== Extracted entries

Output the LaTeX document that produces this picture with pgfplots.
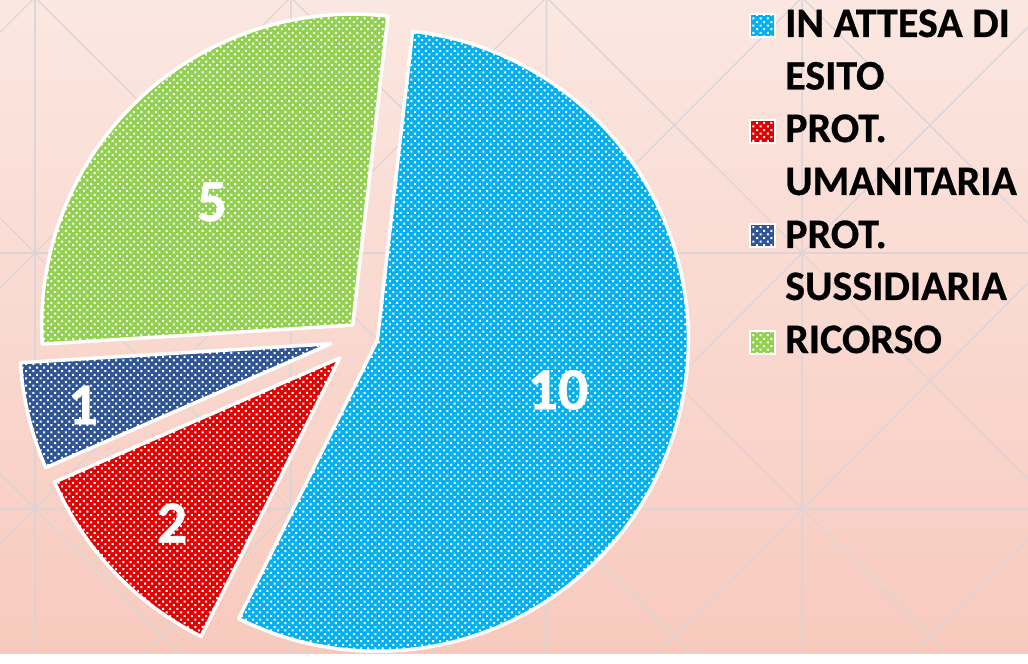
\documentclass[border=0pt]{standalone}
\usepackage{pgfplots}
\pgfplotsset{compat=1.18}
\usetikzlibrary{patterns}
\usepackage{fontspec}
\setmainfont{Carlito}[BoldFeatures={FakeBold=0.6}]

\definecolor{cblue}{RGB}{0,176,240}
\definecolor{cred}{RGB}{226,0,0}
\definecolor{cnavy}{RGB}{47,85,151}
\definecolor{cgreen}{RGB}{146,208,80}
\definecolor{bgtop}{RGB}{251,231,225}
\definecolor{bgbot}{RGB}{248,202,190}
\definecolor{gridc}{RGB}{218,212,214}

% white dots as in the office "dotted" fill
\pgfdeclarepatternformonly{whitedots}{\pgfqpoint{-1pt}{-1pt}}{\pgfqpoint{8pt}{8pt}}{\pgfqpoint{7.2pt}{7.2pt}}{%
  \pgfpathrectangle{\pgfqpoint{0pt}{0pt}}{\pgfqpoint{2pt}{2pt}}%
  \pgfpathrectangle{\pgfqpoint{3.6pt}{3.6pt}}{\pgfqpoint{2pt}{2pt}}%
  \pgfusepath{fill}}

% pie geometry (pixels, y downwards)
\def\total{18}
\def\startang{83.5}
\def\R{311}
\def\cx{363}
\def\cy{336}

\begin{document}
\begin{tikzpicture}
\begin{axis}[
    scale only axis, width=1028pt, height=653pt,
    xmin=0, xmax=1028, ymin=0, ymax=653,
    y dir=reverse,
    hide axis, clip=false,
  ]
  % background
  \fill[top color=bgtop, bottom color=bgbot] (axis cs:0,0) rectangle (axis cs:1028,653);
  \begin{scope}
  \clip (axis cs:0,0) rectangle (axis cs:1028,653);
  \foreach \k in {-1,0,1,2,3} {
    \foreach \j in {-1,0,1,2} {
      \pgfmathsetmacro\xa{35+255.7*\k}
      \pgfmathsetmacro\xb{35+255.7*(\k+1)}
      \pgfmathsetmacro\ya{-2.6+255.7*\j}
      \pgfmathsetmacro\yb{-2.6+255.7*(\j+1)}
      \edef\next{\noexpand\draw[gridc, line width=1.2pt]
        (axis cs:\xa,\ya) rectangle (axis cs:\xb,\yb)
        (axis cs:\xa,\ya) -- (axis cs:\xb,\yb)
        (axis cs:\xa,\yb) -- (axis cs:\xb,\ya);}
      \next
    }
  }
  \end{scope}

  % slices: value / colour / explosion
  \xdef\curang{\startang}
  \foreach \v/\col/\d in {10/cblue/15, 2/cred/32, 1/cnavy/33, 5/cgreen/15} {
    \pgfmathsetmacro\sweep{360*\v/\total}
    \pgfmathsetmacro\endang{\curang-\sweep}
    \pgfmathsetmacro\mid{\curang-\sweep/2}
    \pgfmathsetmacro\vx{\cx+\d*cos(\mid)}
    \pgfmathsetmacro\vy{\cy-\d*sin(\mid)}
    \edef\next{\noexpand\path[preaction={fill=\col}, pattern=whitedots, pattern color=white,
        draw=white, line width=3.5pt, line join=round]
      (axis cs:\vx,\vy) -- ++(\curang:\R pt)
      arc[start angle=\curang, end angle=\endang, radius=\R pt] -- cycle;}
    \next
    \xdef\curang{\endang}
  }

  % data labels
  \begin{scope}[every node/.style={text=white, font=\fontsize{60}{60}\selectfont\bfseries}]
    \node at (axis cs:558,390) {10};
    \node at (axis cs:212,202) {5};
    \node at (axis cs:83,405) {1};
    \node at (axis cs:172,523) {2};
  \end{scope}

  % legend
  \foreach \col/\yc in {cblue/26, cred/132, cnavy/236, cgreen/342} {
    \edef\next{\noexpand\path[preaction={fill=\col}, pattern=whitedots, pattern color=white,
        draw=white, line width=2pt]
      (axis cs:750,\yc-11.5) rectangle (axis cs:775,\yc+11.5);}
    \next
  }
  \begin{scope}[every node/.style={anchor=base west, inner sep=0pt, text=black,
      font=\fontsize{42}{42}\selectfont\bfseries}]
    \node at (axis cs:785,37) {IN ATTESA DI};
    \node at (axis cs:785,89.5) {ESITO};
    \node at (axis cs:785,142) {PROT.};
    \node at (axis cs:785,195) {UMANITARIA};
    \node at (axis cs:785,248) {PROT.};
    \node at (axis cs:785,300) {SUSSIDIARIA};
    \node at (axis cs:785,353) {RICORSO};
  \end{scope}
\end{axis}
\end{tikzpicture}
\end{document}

====
== Extracted entries

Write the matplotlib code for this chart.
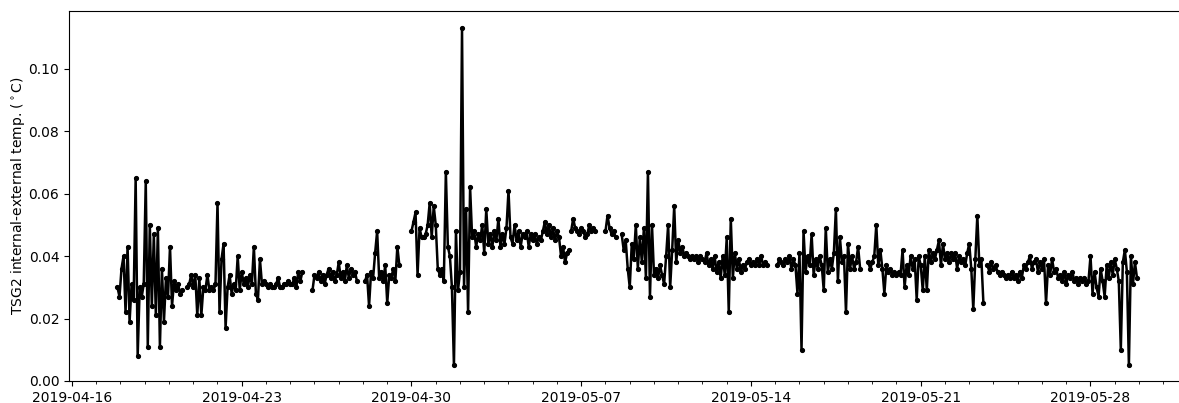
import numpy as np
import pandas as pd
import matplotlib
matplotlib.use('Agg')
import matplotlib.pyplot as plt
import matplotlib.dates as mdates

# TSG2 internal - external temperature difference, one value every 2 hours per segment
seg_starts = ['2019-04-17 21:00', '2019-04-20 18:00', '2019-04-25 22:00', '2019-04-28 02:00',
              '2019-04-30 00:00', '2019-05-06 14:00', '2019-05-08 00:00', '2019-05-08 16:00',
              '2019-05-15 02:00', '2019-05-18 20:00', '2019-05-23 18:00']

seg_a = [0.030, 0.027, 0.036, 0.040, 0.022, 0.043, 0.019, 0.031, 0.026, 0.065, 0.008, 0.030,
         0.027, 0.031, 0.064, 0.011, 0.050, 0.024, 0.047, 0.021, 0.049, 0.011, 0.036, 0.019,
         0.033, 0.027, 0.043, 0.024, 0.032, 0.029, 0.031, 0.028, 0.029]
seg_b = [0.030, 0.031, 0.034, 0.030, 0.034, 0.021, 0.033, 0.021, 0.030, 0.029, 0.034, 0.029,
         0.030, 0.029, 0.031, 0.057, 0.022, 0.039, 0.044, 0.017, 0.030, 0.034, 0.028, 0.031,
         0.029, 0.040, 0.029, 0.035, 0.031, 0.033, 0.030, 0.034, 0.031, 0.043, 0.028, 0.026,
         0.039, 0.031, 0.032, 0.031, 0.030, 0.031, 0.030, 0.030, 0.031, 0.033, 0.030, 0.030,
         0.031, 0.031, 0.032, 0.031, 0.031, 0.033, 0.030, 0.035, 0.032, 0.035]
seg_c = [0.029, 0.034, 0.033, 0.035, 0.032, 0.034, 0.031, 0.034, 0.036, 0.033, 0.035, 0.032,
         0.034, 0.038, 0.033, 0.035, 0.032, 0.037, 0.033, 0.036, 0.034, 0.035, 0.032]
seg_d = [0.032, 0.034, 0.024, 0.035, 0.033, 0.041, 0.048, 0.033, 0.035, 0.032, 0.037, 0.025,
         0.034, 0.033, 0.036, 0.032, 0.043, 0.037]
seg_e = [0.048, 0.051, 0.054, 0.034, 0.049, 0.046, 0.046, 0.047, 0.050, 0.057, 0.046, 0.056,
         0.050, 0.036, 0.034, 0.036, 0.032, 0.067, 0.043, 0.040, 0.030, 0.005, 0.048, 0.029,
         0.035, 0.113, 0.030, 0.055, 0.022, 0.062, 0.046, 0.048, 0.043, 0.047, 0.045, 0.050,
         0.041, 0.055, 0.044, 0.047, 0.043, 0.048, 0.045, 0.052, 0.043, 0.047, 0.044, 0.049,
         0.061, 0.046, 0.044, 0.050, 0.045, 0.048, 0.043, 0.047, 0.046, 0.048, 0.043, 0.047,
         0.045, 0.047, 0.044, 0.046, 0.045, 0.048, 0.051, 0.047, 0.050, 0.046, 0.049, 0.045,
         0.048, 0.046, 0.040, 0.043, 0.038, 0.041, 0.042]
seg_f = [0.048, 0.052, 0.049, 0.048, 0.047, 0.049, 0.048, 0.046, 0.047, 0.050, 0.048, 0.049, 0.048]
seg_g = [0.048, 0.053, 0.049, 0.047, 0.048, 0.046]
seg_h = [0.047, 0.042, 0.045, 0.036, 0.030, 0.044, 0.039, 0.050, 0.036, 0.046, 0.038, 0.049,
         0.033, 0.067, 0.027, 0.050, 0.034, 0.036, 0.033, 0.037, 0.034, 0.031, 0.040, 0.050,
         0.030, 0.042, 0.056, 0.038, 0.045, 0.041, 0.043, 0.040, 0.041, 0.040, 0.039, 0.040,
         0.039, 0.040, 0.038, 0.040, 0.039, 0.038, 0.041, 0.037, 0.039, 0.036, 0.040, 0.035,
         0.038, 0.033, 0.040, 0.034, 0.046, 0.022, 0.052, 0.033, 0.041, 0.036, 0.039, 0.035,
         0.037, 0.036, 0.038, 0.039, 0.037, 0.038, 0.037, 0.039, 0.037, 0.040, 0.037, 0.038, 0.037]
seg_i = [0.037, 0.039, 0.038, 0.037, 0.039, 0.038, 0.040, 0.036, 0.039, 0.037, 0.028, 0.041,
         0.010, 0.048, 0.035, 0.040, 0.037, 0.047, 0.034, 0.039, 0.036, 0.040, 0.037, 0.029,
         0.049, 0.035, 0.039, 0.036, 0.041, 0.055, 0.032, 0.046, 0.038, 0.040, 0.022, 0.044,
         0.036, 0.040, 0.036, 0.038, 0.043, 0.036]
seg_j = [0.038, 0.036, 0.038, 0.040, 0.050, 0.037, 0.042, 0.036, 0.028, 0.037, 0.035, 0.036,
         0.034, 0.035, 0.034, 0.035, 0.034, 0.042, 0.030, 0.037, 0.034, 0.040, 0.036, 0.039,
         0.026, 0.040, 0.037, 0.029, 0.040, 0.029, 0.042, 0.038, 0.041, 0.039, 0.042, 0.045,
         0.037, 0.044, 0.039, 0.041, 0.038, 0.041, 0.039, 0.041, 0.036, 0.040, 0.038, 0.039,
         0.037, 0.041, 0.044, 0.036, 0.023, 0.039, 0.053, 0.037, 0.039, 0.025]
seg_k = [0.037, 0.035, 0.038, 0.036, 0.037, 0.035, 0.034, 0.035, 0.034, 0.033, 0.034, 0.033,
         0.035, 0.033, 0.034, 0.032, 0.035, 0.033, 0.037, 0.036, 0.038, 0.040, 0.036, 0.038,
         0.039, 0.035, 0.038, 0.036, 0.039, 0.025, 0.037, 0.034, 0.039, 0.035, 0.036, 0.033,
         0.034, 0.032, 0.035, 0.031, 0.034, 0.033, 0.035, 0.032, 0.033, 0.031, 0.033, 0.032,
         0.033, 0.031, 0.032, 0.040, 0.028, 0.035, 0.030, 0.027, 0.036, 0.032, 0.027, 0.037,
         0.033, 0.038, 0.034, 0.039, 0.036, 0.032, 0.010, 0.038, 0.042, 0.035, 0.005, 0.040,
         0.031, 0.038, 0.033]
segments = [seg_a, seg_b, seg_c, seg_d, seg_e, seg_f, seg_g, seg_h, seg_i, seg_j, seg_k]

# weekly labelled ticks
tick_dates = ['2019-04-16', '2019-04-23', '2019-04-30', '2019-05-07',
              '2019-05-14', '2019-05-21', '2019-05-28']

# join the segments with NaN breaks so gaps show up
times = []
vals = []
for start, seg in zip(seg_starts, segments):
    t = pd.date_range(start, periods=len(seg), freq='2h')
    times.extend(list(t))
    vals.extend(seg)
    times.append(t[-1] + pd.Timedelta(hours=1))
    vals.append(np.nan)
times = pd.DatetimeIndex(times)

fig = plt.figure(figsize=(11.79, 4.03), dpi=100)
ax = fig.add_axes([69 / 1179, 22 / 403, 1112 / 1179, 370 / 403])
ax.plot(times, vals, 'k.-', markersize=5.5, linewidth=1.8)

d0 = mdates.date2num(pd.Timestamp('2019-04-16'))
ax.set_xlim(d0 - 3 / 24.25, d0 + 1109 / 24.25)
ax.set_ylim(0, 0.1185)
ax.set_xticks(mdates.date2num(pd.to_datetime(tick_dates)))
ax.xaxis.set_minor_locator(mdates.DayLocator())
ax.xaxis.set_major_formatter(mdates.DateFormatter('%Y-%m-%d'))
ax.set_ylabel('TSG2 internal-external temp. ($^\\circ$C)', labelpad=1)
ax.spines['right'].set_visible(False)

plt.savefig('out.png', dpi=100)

====

*Task objective*. Repeat the lines between those holding "Write the matplotlib code for this chart." and "import matplotlib.dates as mdates", inclusive. Pictures stay out.

*Reply*.
Write the matplotlib code for this chart.
import numpy as np
import pandas as pd
import matplotlib
matplotlib.use('Agg')
import matplotlib.pyplot as plt
import matplotlib.dates as mdates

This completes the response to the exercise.